**Directions for this task**
Report every line in the listing below where the string "seaborn" shows up.
— begin Material for this task —
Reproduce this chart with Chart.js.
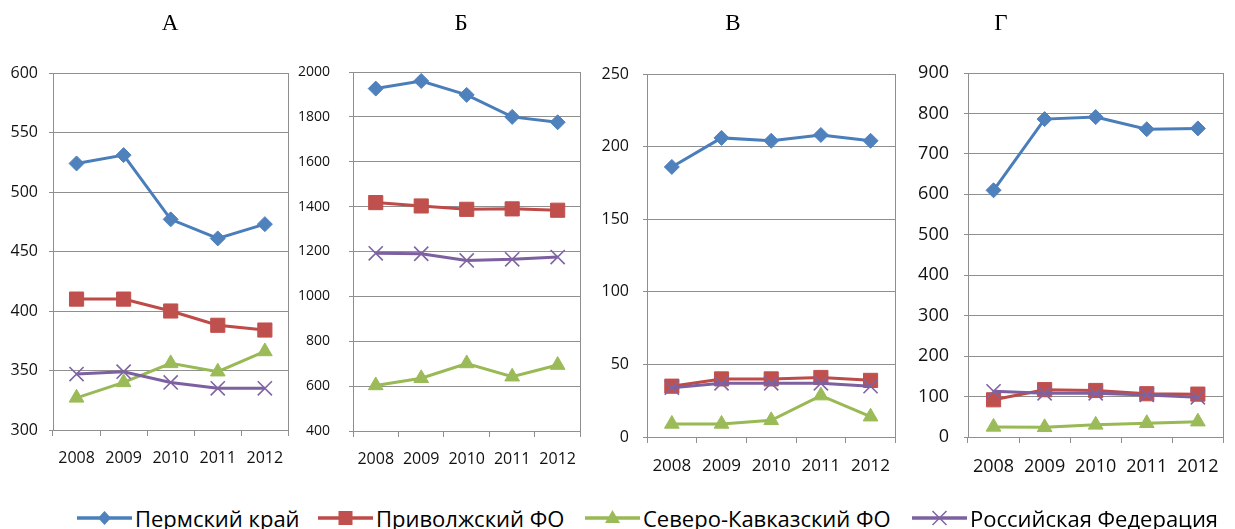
— end Material for this task —
— begin Material for this task —
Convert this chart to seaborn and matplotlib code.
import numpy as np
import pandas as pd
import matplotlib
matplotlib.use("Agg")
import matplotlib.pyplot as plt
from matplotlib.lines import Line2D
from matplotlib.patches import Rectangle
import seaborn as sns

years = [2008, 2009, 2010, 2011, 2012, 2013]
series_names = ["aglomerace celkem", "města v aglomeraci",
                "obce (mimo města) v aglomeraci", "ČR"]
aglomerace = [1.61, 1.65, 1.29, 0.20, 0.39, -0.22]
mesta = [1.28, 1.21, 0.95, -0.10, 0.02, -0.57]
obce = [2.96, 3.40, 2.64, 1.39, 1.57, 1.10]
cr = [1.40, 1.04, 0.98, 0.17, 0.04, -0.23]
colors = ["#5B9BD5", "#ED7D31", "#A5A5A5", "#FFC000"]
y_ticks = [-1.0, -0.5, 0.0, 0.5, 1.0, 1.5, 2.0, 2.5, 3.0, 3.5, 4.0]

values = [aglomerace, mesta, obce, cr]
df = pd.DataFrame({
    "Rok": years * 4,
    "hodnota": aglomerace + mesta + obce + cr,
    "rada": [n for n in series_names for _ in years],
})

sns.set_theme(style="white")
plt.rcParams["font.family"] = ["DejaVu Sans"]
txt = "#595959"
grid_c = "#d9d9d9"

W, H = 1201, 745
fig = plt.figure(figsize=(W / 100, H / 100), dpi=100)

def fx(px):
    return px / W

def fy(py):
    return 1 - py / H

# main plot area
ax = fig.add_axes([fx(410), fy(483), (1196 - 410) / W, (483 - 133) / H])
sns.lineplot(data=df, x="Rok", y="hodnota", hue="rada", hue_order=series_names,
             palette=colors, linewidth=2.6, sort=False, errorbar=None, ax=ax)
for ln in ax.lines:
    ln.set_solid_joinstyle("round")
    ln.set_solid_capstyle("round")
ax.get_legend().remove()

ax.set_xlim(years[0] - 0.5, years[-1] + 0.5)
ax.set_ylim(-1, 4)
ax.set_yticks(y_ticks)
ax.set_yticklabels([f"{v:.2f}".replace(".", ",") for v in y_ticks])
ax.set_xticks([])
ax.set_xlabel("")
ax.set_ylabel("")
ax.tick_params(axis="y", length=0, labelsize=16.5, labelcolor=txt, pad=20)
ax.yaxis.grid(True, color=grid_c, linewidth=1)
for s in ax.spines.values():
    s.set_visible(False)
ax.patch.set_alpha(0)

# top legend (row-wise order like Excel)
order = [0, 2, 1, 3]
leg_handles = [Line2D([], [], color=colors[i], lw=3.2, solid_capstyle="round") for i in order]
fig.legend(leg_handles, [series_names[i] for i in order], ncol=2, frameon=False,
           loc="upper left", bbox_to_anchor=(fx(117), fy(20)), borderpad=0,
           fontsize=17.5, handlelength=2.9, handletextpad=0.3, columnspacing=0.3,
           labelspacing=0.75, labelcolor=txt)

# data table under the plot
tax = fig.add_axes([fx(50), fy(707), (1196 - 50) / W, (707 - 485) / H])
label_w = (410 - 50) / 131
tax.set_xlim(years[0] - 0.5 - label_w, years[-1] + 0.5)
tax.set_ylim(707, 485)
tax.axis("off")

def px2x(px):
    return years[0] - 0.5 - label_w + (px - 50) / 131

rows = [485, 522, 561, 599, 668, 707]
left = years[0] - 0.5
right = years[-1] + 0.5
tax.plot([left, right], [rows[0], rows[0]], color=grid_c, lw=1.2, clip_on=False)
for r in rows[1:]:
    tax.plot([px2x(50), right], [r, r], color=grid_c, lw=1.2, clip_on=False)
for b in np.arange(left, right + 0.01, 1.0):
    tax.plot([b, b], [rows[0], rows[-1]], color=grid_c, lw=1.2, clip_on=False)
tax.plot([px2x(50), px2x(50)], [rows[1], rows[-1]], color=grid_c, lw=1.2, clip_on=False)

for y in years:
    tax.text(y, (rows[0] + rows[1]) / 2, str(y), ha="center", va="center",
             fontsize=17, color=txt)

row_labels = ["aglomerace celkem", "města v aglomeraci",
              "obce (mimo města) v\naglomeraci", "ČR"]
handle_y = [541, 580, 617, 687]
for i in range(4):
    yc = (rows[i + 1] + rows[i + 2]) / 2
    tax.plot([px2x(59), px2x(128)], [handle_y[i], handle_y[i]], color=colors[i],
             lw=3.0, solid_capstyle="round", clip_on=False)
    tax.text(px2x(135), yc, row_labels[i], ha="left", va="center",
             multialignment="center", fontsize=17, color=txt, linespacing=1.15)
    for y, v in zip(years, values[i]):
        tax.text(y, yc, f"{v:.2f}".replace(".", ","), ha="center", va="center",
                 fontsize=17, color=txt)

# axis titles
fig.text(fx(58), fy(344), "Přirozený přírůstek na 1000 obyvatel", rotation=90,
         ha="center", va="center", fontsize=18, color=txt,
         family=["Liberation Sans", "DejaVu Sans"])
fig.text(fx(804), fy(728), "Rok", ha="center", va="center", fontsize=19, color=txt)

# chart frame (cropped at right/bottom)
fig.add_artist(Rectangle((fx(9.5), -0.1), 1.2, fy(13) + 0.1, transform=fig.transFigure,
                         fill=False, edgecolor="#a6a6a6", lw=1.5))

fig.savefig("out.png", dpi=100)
— end Material for this task —
**Response to the exercise**
Convert this chart to seaborn and matplotlib code.
import seaborn as sns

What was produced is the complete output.